Friday, 28 February 2014

A letter to Angela Merkel


Dear Chancellor

It was really sweet of you to pop over to London yesterday afternoon, but frankly I'd much rather you'd cancelled the trip and flown to Moscow instead.

I mean, priorities? David Cameron's forlorn attempt to hold his party together, or a potentially imploding Ukraine? Surely you don't have time to waste on fripperies. An email would have done just as well, wouldn't it? "Hi David, sorry can't make Thursday after all, but as you know, there's not much to talk about anyway. Let's see what things look like after May '15. Herzliche Grüsse, Tante Angela."

Admittedly, London was a don't-pack-your-toothbrush visit. A midday speech at Westminster; a quick lunch at Downing Street; tea with HM at Buck House; home in time for supper. And the point was what, exactly?

Meanwhile, in Ukraine, as you know, armed men have seized airports and government buildings in Crimea, and Russian fighter jets have been put on combat alert. On a crisis scale of 1-10, I reckon we're already at eight and rising rapidly …

Someone at yesterday's Downing Street press conference referred to you as the Queen of Europe. Not quite right, perhaps, given that queens these days don't have any real power. No, Mrs Merkel, you're the de facto president of Europe (not José Manuel Barroso, or Herman Van Rompuy, or even Antonis Samaras of Greece, all of whom, in the wonderfully wacky world of the EU, currently have claim on the title).

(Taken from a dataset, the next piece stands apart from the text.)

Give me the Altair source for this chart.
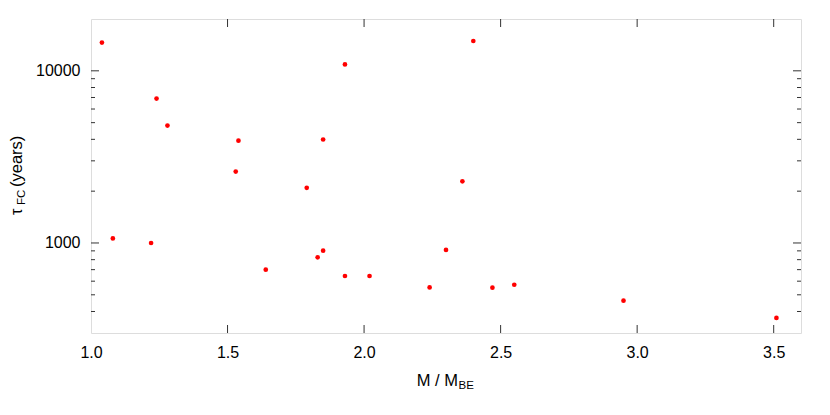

You are the single most powerful politician in Europe. You know it (you may not much like it, but you know it nonetheless), and, more importantly, Vladimir Putin knows it. That's why I think you should have diverted your plane yesterday morning and headed straight for the Kremlin.

Ukraine is the most serious crisis that Europe has faced since the disintegration of Yugoslavia and the wars that disfigured our continent for much of the 1990s. Germany is acknowledged as Europe's dominant power, as France fades from view and the UK mutters grumpily from the sidelines. Ergo, Mrs Merkel, you're the one in the driving seat.

I wrote last week: "Putin understands the nature of power, and he knows better than any other current world leader how to use it." Little did I imagine then how quickly his Ukrainian protégé would turn tail and flee. I imagine there were some choice epithets hurled in his direction from the Kremlin as Putin was left looking weak, and -- worse -- wrong-footed by the power of the Ukrainian street.

Madam Chancellor, you know perfectly well why this crisis is so dangerous. Ukraine is where the Russian president has chosen to make a stand. He faced down the US over its plans to erect anti-missile defence systems in Poland and the Czech Republic, and now he's facing down Europe over its attempts to woo Ukraine into the EU camp.

That's why someone urgently needs to talk to him. Not to warn him or threaten him, but to seek common ground, and identify how to lower tensions, not raise them. Madam Chancellor, that someone has to be you. And what you have to tell him is this: Europe is not trying to snatch Ukraine away from Russia's orbit, and it fully acknowledges the historic ties between the two countries.

The bottom line is that the people of Ukraine must be allowed to make their own decisions about their own future. In the words of Mark Leonard, of the European Council on Foreign Relations: "Rather than aiming to drag Ukraine into the Western sphere of influence and absolve its elites from national responsibility, the goal of the West should be to help Ukraine to help itself."

Last May, a global opinion poll carried out for the BBC asked 26,000 people in 25 countries to say which nation they viewed most favourably. I'm sure you remember who came top: Germany. So now, please, it's time for you to use some of that goodwill, and the power that comes with it, to avert another European disaster.